Une infraction difficile à caractériser
Théâtral, l'avocat de Christophe commence fort sa plaidoirie. Demande sur le champ la non-inscription au casier, « compte-tenu de sa reconversion spontanée dans l’Éducation nationale ». Mais le fond de l'affaire n'est pas là. Les documents incriminés ? « Vous ne pouvez pas les lire », lance-t-il au tribunal. Les juges doivent se contenter des procès verbaux de la Direction de la protection et de la sécurité de la défense (DPSD). Sans connaissance du contenu des documents, juste de leur thématique, comment juger de leur sensibilité ? « Il n'y a pas de jurisprudence en la matière, vous allez la créer », menace-t-il.
Il rappelle que Christophe effaçait lui-même les noms des documents. « Les documents, une fois anonymisés, sont-ils toujours classifiés ? » La présidente l'arrête. Il y a bien une note de la Direction de la protection et de la sécurité de la défense dans le dossier : « La classification demeure pérenne, mais il n'y a pas de préjudice à la défense nationale. » L'avocat patine, mais insiste : le ministère public n'a pas accès aux documents, donc ne peut pas caractériser l'infraction pénale. Il rappelle que Christophe « n'est plus militaire, il n'y a donc pas de risques de réitération. » Il demande la relaxe : « La sanction, il l'a déjà payé, sa carrière est finie. »

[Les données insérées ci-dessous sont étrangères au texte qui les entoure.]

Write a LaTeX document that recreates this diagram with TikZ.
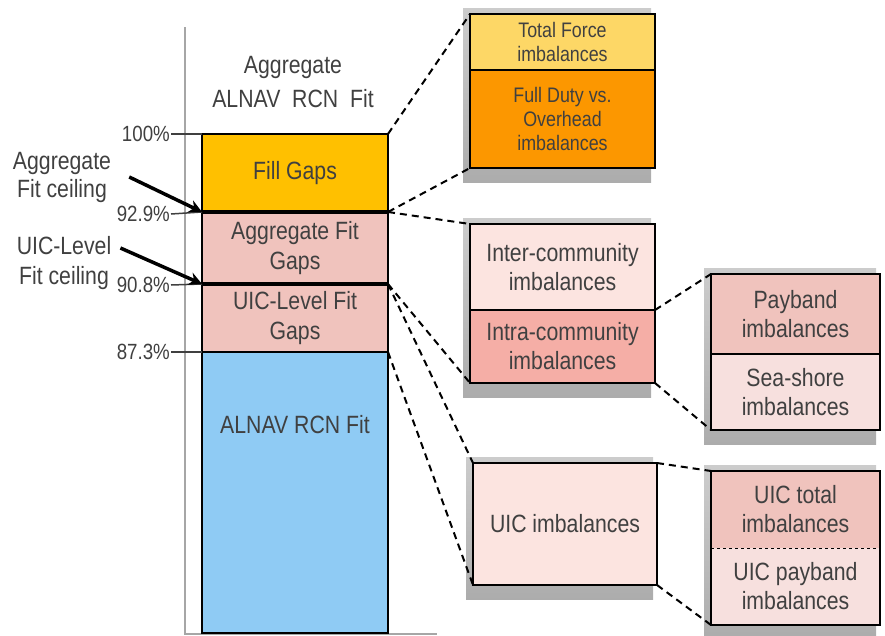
\documentclass[tikz,border=0pt]{standalone}
\usepackage{fontspec}
\setmainfont[FakeStretch=0.85]{Liberation Sans}
\usetikzlibrary{arrows.meta, positioning, backgrounds}

\definecolor{txtgray}{HTML}{404040}
\definecolor{gapgold}{HTML}{FFC000}
\definecolor{gappink}{HTML}{F0C3BD}
\definecolor{fitblue}{HTML}{8FCBF4}
\definecolor{tfyellow}{HTML}{FDD766}
\definecolor{fdorange}{HTML}{FC9700}
\definecolor{lightpink}{HTML}{FCE4E0}
\definecolor{intrapink}{HTML}{F5AEA6}
\definecolor{paleshore}{HTML}{F7E0DE}

\tikzstyle{barseg} = [rectangle, draw=black, line width=2.5pt, minimum width=186pt, outer sep=0pt, inner sep=0pt, anchor=north west, align=center, text=txtgray, font=\fontsize{25}{30}\selectfont]
\tikzstyle{imbox} = [rectangle, draw=black, line width=2.5pt, outer sep=0pt, inner sep=0pt, align=center, text=txtgray, font=\fontsize{25}{29}\selectfont]
\tikzstyle{smallbox} = [imbox, font=\fontsize{21}{24}\selectfont]
\tikzstyle{ticklabel} = [anchor=east, inner sep=1pt, text=txtgray, font=\fontsize{22}{24}\selectfont]
\tikzstyle{sidelabel} = [align=center, inner sep=2pt, text=txtgray, font=\fontsize{25}{28}\selectfont]
\tikzstyle{tick} = [line width=1.5pt, draw=black!75]
\tikzstyle{axisline} = [line width=1.5pt, draw=gray!70]
\tikzstyle{link} = [line width=2pt, dash pattern=on 7pt off 5pt]
\tikzstyle{arrow} = [line width=3.5pt, -{Stealth[length=13pt, width=13pt]}]
\tikzstyle{boxshadow} = [top color=gray!40, bottom color=gray!65]

\begin{document}
\begin{tikzpicture}[x=1pt, y=-1pt]
\useasboundingbox (0,0) rectangle (885,635);

% Axis and title
\draw [axisline] (185,27) -- (185,634) -- (437,634);
\node (title) [sidelabel, font=\fontsize{25}{34}\selectfont] at (293,82) {Aggregate\\ALNAV~~RCN~~Fit};

% Stacked bar
\node (FG) [barseg, minimum height=78pt, fill=gapgold] at (202,134) {Fill Gaps};
\node (AG) [barseg, minimum height=72pt, fill=gappink] at (202,212) {Aggregate Fit\\Gaps};
\node (UG) [barseg, minimum height=68pt, fill=gappink] at (202,284) {UIC-Level Fit\\Gaps};
\node (RF) [barseg, minimum height=281pt, fill=fitblue] at (202,352) {};
\node (RFt) [sidelabel] at (295,425) {ALNAV RCN Fit};
\draw [line width=4.5pt] (FG.south west) -- (FG.south east);
\draw [line width=4.5pt] (AG.south west) -- (AG.south east);

% Ticks
\node (t100) [ticklabel] at (171,134) {100\%};
\node (t929) [ticklabel] at (171,214) {92.9\%};
\node (t908) [ticklabel] at (171,285) {90.8\%};
\node (t873) [ticklabel] at (171,352) {87.3\%};
\draw [tick] (t100.east) -- (FG.north west);
\draw [tick] (t929.east) -- (AG.north west);
\draw [tick] (t908.east) -- (UG.north west);
\draw [tick] (t873.east) -- (RF.north west);

% Ceiling labels
\node (AC) [sidelabel] at (62,177) {Aggregate\\Fit ceiling};
\node (UL) [sidelabel, font=\fontsize{25}{30}\selectfont] at (64,263) {UIC-Level\\Fit ceiling};
\draw [arrow] ([xshift=16pt]AC.east) -- (FG.south west);
\draw [arrow] ([xshift=7pt, yshift=15pt]UL.east) -- (AG.south west);

% Imbalance boxes
\node (TF) [smallbox, anchor=north west, minimum width=185pt, minimum height=56pt, fill=tfyellow] at (470,14) {Total Force\\imbalances};
\node (FD) [smallbox, below=0pt of TF, minimum width=185pt, minimum height=98pt, fill=fdorange] {Full Duty vs.\\Overhead\\imbalances};

\node (IC) [imbox, anchor=north west, minimum width=185pt, minimum height=86pt, fill=lightpink] at (470,224) {Inter-community\\imbalances};
\node (RC) [imbox, below=0pt of IC, minimum width=185pt, minimum height=73pt, fill=intrapink] {Intra-community\\imbalances};

\node (PB) [imbox, anchor=north west, minimum width=169pt, minimum height=80pt, fill=gappink] at (711,274) {Payband\\imbalances};
\node (SS) [imbox, below=0pt of PB, minimum width=169pt, minimum height=76pt, fill=paleshore] {Sea-shore\\imbalances};

\node (UI) [imbox, anchor=north west, minimum width=184pt, minimum height=122pt, fill=lightpink] at (473,463) {UIC imbalances};

\node (UT) [imbox, draw=none, anchor=north west, minimum width=169pt, minimum height=77pt, fill=gappink] at (711,471) {UIC total\\imbalances};
\node (UP) [imbox, draw=none, below=0pt of UT, minimum width=169pt, minimum height=77pt, fill=paleshore] {UIC payband\\imbalances};
\draw [line width=2.5pt] (UT.north west) rectangle (UP.south east);
\draw [dashed, line width=1pt] (UT.south west) -- (UT.south east);

% Shadows
\begin{pgfonlayer}{background}
\shade [boxshadow] ([xshift=-7pt, yshift=6pt]TF.north west) rectangle ([xshift=-4pt, yshift=-14pt]FD.south east);
\shade [boxshadow] ([xshift=-7pt, yshift=6pt]IC.north west) rectangle ([xshift=-4pt, yshift=-14pt]RC.south east);
\shade [boxshadow] ([xshift=-7pt, yshift=6pt]PB.north west) rectangle ([xshift=-4pt, yshift=-14pt]SS.south east);
\shade [boxshadow] ([xshift=-7pt, yshift=6pt]UI.north west) rectangle ([xshift=-4pt, yshift=-14pt]UI.south east);
\shade [boxshadow] ([xshift=-7pt, yshift=6pt]UT.north west) rectangle ([xshift=-4pt, yshift=-14pt]UP.south east);
\end{pgfonlayer}

% Connecting lines
\draw [link] (FG.north east) -- (TF.north west);
\draw [link] (FG.south east) -- (FD.south west);
\draw [link] (FG.south east) -- (IC.north west);
\draw [link] (AG.south east) -- (RC.south west);
\draw [link] (AG.south east) -- (UI.north west);
\draw [link] (UG.south east) -- (UI.south west);
\draw [link] (RC.north east) -- (PB.north west);
\draw [link] (RC.south east) -- (SS.south west);
\draw [link] (UI.north east) -- (UT.north west);
\draw [link] (UI.south east) -- (UP.south west);

\end{tikzpicture}
\end{document}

Jugement deux mois plus tard
Ni Christophe ni Marie ne sont venus pour la décision. Le tribunal rejette les arguments de l'avocat de Christophe, estimant que les juges n'ont pas à prendre connaissance des documents classifiés. Il les condamne donc. Mais la défense nationale n'a pas été mise en danger, explique le président. Après tout, « le seul objet de la transmission de ces documents était de soutenir une relation sentimentale. » Christophe prend trois mois de sursis, Marie un mois de sursis. Leur condamnation n'apparaîtra pas sur leur casier, « pour ne pas entraver leur avenir professionnel ».